Governance patterns with tags, vocabulary, and quality signals
On this page
- What you should get from this module
- Guided walkthrough
- Role lens
- Practice assignment
- Exit criteria
- Suggested source material
Governance becomes concrete in CluedIn when signals are visible and actionable. In the currently documented material, the strongest current governance surface is Tag Monitoring, supported by vocabulary ownership and structured record groupings.
What you should get from this module
- treat tags as measurable quality signals rather than ad hoc labels
- connect governance patterns to rules, stewardship queues, and AI jobs
- use vocabulary structure to support ownership and consistency

Guided walkthrough
Start with Tag Monitoring.
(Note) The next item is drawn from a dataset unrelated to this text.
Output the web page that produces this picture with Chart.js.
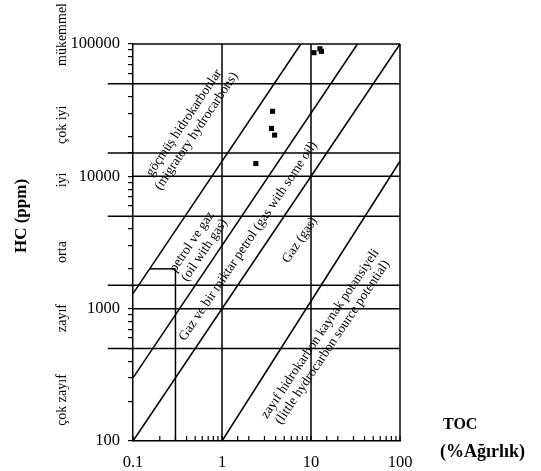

The module exposes not only tagged populations, but also trend information, rule provenance, and record lists. That means a tag can act as a governance signal with operational follow-through.
Architects should design tag usage deliberately:
- what conditions deserve a tag
- which rule type should apply it
- whether the tag is temporary triage or long-term governance signal
- what action a steward should take when the tag volume rises
Then bring vocabulary back into the discussion. Vocabulary ownership and usage views help ensure metadata structures have accountability. Governance is stronger when key vocabularies are owned, explained, and reused consistently rather than proliferating silently.
This module is also where you should teach the link between governance and remediation. A quality signal is only useful if it leads to something:
- a clean project
- an AI-assisted job
- a rule change
- a mapping review
- a source-system escalation
That is the architecture of governance: not just visibility, but decision paths.
Role lens
A governance design is good when a steward can look at a signal and know what it means, who owns it, and what the next action should be. Ambiguous governance signals are worse than missing ones because they create motion without clarity.
Practice assignment
Design one governance pattern end to end:
- the issue to monitor
- the tag name
- the rule type that should apply it
- the stewardship action when it appears
- the metric or trend you would watch
- the architectural change you would consider if the issue keeps rising
Exit criteria
- The learner can explain how tags become governance signals.
- The learner can connect signals to action paths and ownership.
- The learner understands vocabulary ownership as part of governance discipline.